Employees of several companies are trying to bring class-action suits — which will require a judge’s approval. Terminated employees of the furniture retailer Ethan Allen filed an age discrimination lawsuit against the company in October. Former employees of Dell, the computer maker, filed an age and sex discrimination suit against the company that same month. A veteran terminated by Lockheed Martin sued in November, claiming among other things that the company discriminated against veterans.

Individual claims, as opposed to class actions, are rising too, lawyers say.
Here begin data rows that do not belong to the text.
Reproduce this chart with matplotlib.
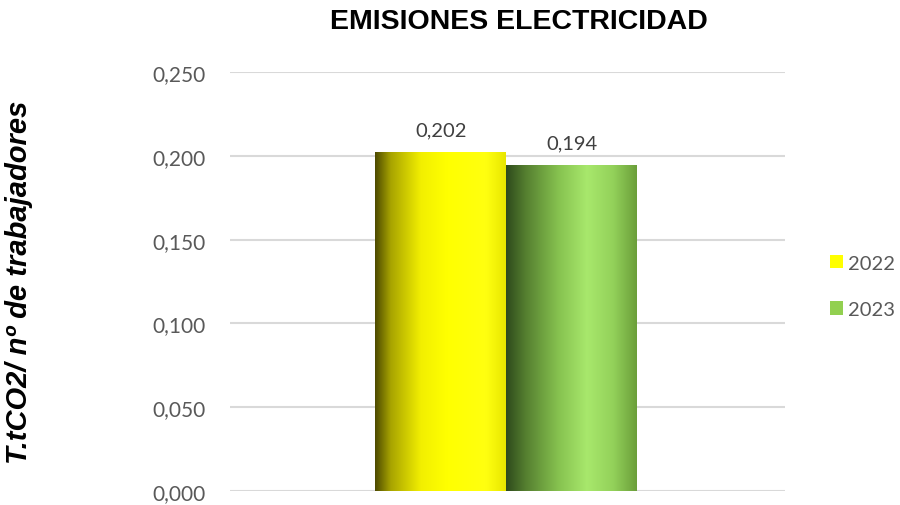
import matplotlib

matplotlib.use("Agg")
import matplotlib.pyplot as plt
import numpy as np
from matplotlib.colors import LinearSegmentedColormap
from matplotlib.patches import Patch

years = ["2022", "2023"]
values = [0.202, 0.194]
value_labels = ["0,202", "0,194"]
yticks = [0.0, 0.05, 0.10, 0.15, 0.20, 0.25]
ytick_labels = ["0,000", "0,050", "0,100", "0,150", "0,200", "0,250"]

GRADIENTS = {
    "2022": [(0.0, "#4d4a00"), (0.12, "#a8a400"), (0.35, "#f2ef00"), (0.55, "#ffff00"),
             (0.85, "#ffff10"), (1.0, "#e8e600")],
    "2023": [(0.0, "#2e4a1c"), (0.15, "#557f30"), (0.4, "#86c24f"), (0.62, "#a8e86c"),
             (0.82, "#93d15a"), (1.0, "#6b9f3a")],
}
LEGEND_COLORS = {"2022": "#ffff00", "2023": "#92d050"}

plt.rcParams.update({"font.family": ["Lato", "DejaVu Sans"]})

fig = plt.figure(figsize=(9, 5.06), dpi=100)
ax = fig.add_axes([0.2556, 0.0277, 0.6167, 0.828])

width = 0.472
offsets = [-width / 2 - 0.005, width / 2 - 0.005]
for year, val, lab, off in zip(years, values, value_labels, offsets):
    bar = ax.bar(off, val, width=width, color="none", zorder=3)[0]
    x0, y0 = bar.get_x(), bar.get_y()
    x1, y1 = x0 + bar.get_width(), y0 + bar.get_height()
    cmap = LinearSegmentedColormap.from_list(year, GRADIENTS[year])
    grad = np.linspace(0, 1, 256).reshape(1, -1)
    ax.imshow(grad, cmap=cmap, extent=[x0, x1, y0, y1], aspect="auto", zorder=3)
    ax.text(off, val + 0.0085, lab, ha="center", va="bottom", fontsize=14.5,
            color="#404040", zorder=4)

ax.set_xlim(-1, 1)
ax.set_ylim(0, 0.25)
ax.set_yticks(yticks)
ax.set_yticklabels(ytick_labels)
ax.set_xticks([])
ax.tick_params(axis="y", length=0, labelsize=15, labelcolor="#595959", pad=17.5)
ax.grid(axis="y", color="#d9d9d9", linewidth=1.5, zorder=0)
for s in ax.spines.values():
    s.set_visible(False)

fig.text(0.577, 0.957, "EMISIONES ELECTRICIDAD", ha="center", va="center",
         fontsize=20.5, fontweight="bold", color="#000000", family="Liberation Sans")
fig.text(0.021, 0.443, "T.tCO2/ nº de trabajadores", rotation=90, ha="center",
         va="center", fontsize=21, fontweight="bold", style="italic", color="#000000",
         family="Liberation Sans")

handles = [Patch(facecolor=LEGEND_COLORS[y], edgecolor="none", label=y) for y in years]
fig.legend(handles=handles, loc="center left", bbox_to_anchor=(0.902, 0.432),
           frameon=False, fontsize=14.5, handlelength=0.65, handleheight=0.65,
           handletextpad=0.25, labelspacing=1.45, labelcolor="#595959")

fig.savefig("out.png", dpi=100)
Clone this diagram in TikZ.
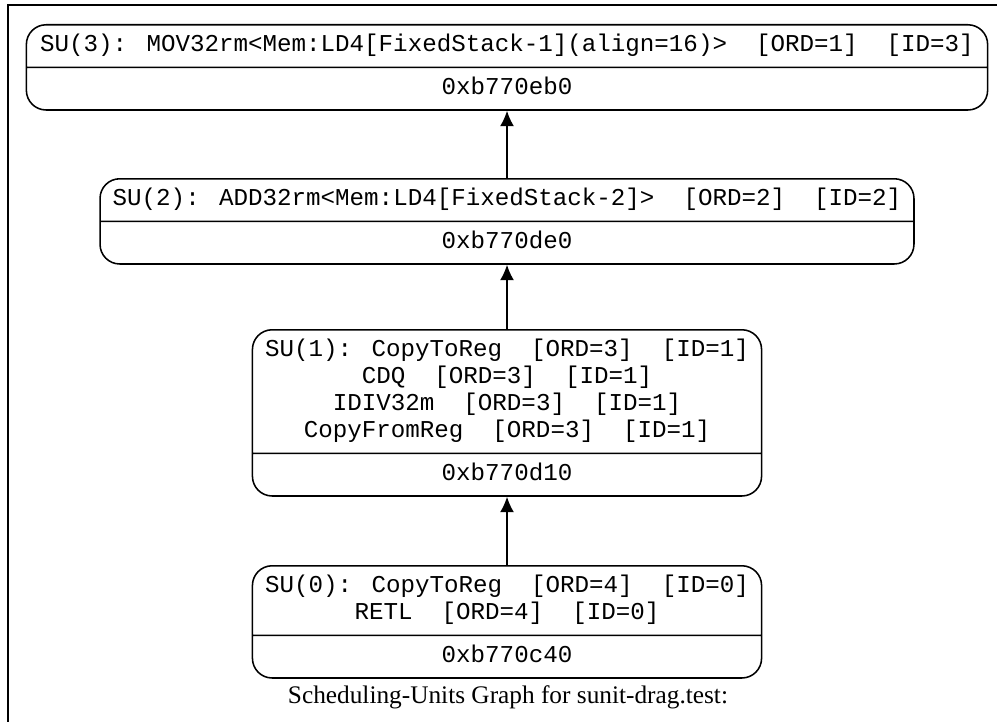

So are lawsuits on behalf of employees claiming they never received overtime pay.
Of course, the knee-jerk reaction is to "blame the lawyers," but with the exception of a few insolvent corporations, most of these companies who claim they don't have the money to keep workers will spare no expense in fending off these reductions in force (RIF) claims nonetheless.

And social science shows these RIF's tends to target certain groups (older workers, women, and women with younger children) for discriminatory layoffs more than others.
Reductions in force, or RIFs, that affect people who are caregivers may violate one of several federal laws, including a prohibition on sex discrimination. “There is robust social science evidence that there is serious workplace discrimination against mothers and that in the context of this economic downturn it appears that mothers are encountering lots of what they see as ‘mommy RIFs,’ ” said Joan C. Williams, a professor at the University of California Hastings College of the Law and director of the Center for WorkLife Law. Ms. Williams added that calls had soared in recent months to a hotline for caregivers who thought discrimination played a role in their layoffs.
Let the blizzard begin. If I had to pick a line of work with good job security right now it would be that of Court Clerk (followed by Process Server).

1 comment:

bill said...

The sharks and snakes ALWAYS manage to eat.